Intermediate-depth earthquakes (70-300 km depth) are generated in a deeper portion of subduction slabs where the extremely high pressures and temperatures make frictional slip unlikely. Seismicity in the deep Earth can provide essential information on the physical processes that control fluid distribution within the mantle, yet the mechanism of intermediate-depth earthquakes is still enigmatic. Under extreme conditions with high pressure and temperature in the subduction zones, three plausible models might explain the rupture process of intermediate-depth earthquakes; (1) dehydration of minerals in the subducting slab along pre-existing faults where dehydrated fluids can easily concentrate (2) dehydration-driven stress transfer where fluid overpressures are unlikely, (3) thermal shear instabilities that account for high-stress drops and repeating earthquakes. Both models essentially depend on the local fluid distribution likely sourced from the subducting slab that controls the kinematic properties and rupture process of the fault and seismicity. The Bucaramanga earthquake nest in Colombia, where intermediate-depth earthquakes are significantly concentrated in both time and space (with a magnitude up to 6). A high-resolution catalog of Bucaramanga seismicity will likely yield key information on the rupture process of intermediate-depth earthquakes.

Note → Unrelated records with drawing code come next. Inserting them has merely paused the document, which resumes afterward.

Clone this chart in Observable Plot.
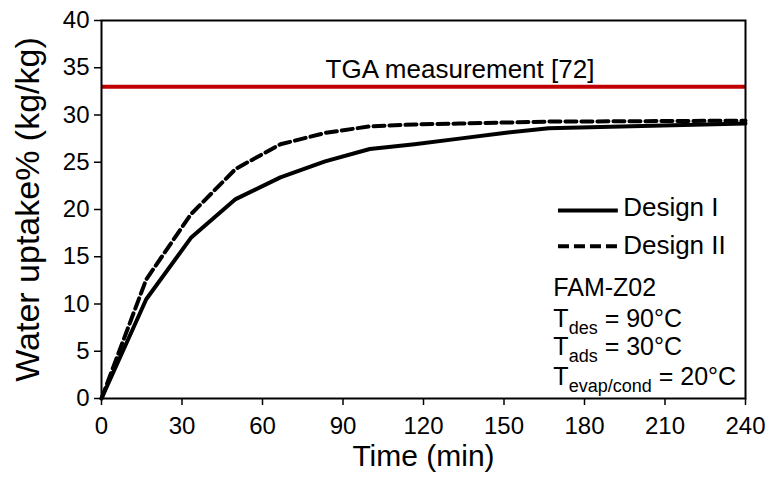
<!DOCTYPE html>
<html><head><meta charset="utf-8">
<script src="https://cdn.jsdelivr.net/npm/d3@7"></script>
<script src="https://cdn.jsdelivr.net/npm/@observablehq/plot@0.6"></script>
<style>
body{margin:0;background:#fff;}
svg{font-family:"Liberation Sans",Arial,sans-serif;}
</style>
</head><body><div id="chart"></div>
<script>
// Data
const timeMin = [0, 16.67, 33.33, 50, 66.67, 83.33, 100, 116.67, 133.33, 150, 166.67, 240];
const uptakeDesignI = [0, 10.5, 17.0, 21.1, 23.4, 25.1, 26.4, 26.9, 27.5, 28.1, 28.6, 29.1];
const uptakeDesignII = [0, 12.6, 19.5, 24.3, 26.9, 28.1, 28.8, 29.0, 29.1, 29.2, 29.3, 29.4];
const tgaValue = 33;
const tgaLabel = "TGA measurement [72]";
const xTicks = [0, 30, 60, 90, 120, 150, 180, 210, 240];
const yTicks = [0, 5, 10, 15, 20, 25, 30, 35, 40];
const seriesNames = ["Design I", "Design II"];
const infoLines = ["FAM-Z02", "T_{des} = 90°C", "T_{ads} = 30°C", "T_{evap/cond} = 20°C"];

const dataI = timeMin.map((t, i) => ({t, v: uptakeDesignI[i]}));
const dataII = timeMin.map((t, i) => ({t, v: uptakeDesignII[i]}));

// legend / annotation placement (data units)
const legendLineY = [19.9, 16.1];
const legendTextY = [20.2, 16.2];
const infoY = [11.67, 8.42, 5.43, 2.25];
const dash = "11,5";

const chart = Plot.plot({
  width: 767,
  height: 480,
  marginLeft: 101,
  marginRight: 22,
  marginTop: 20,
  marginBottom: 82,
  x: {domain: [0, 240]},
  y: {domain: [0, 40]},
  marks: [
    Plot.ruleY([tgaValue], {stroke: "#C00000", strokeWidth: 4}),
    Plot.text([tgaLabel], {x: 133.6, y: 34.8, fontSize: 26, fill: "black"}),
    Plot.line(dataI, {x: "t", y: "v", stroke: "black", strokeWidth: 4}),
    Plot.line(dataII, {x: "t", y: "v", stroke: "black", strokeWidth: 4, strokeDasharray: dash}),
    // legend
    Plot.ruleY([legendLineY[0]], {x1: 170.3, x2: 192.6, stroke: "black", strokeWidth: 4}),
    Plot.ruleY([legendLineY[1]], {x1: 170.3, x2: 192.6, stroke: "black", strokeWidth: 4, strokeDasharray: dash}),
    Plot.text(seriesNames, {x: 194.4, y: (d, i) => legendTextY[i], textAnchor: "start", fontSize: 26}),
    Plot.text(infoLines, {x: 168.4, y: (d, i) => infoY[i], textAnchor: "start", fontSize: 25}),
    Plot.frame({stroke: "black", strokeWidth: 2}),
    Plot.axisX({ticks: xTicks, tickSize: 7, tickPadding: 11, fontSize: 24, label: null, tickFormat: d => d}),
    Plot.axisY({ticks: yTicks, tickSize: 7, tickPadding: 5, fontSize: 24, label: null, tickFormat: d => d}),
    Plot.text(["Time (min)"], {frameAnchor: "bottom", dy: 67, fontSize: 30}),
    Plot.text(["Water uptake% (kg/kg)"], {frameAnchor: "left", textAnchor: "middle", rotate: -90, dx: -73, fontSize: 34})
  ]
});

// subscripts
d3.select(chart).selectAll("text").each(function() {
  const el = this;
  const s = el.textContent;
  if (!s.includes("_{")) return;
  const m = s.match(/^(.*?)_\{(.*?)\}(.*)$/);
  el.textContent = "";
  const ns = "http://www.w3.org/2000/svg";
  const a = document.createElementNS(ns, "tspan"); a.textContent = m[1]; el.appendChild(a);
  const b = document.createElementNS(ns, "tspan"); b.textContent = m[2];
  b.setAttribute("font-size", "18"); b.setAttribute("dy", "7"); el.appendChild(b);
  const c = document.createElementNS(ns, "tspan"); c.textContent = m[3];
  c.setAttribute("dy", "-7"); el.appendChild(c);
});

d3.select(chart).selectAll("g[aria-label='x-axis tick'], g[aria-label='y-axis tick']").attr("stroke-width", 1.5);
document.getElementById("chart").appendChild(chart);
</script>
</body></html>
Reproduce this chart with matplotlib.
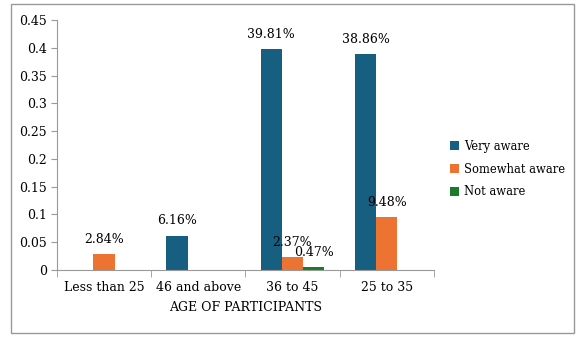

Here we systematically explore the Bucaramanga seismicity with matched-filtering to construct a high-resolution earthquake catalog. We use continuous-waveform data from 2015 to 2020 recorded on more than 20 seismic stations operated by the Servicio Geológico Colombiano (SGC). In our method, we choose a template waveform in the original event catalog determined by SGC, then detect earthquakes through each template by matched-filter detection. Using all catalog events as templates, we will significantly update the total number of events including smaller earthquakes. Our dense, detailed catalog will provide precise intermediate-depth source information such as magnitude, clustering of events into families, and correlation coefficients, that will allow us to estimate earthquake relocations, earthquake source properties via spectral analysis, and seismic tomography to understand the particular conditions of the intermediate-depth source region.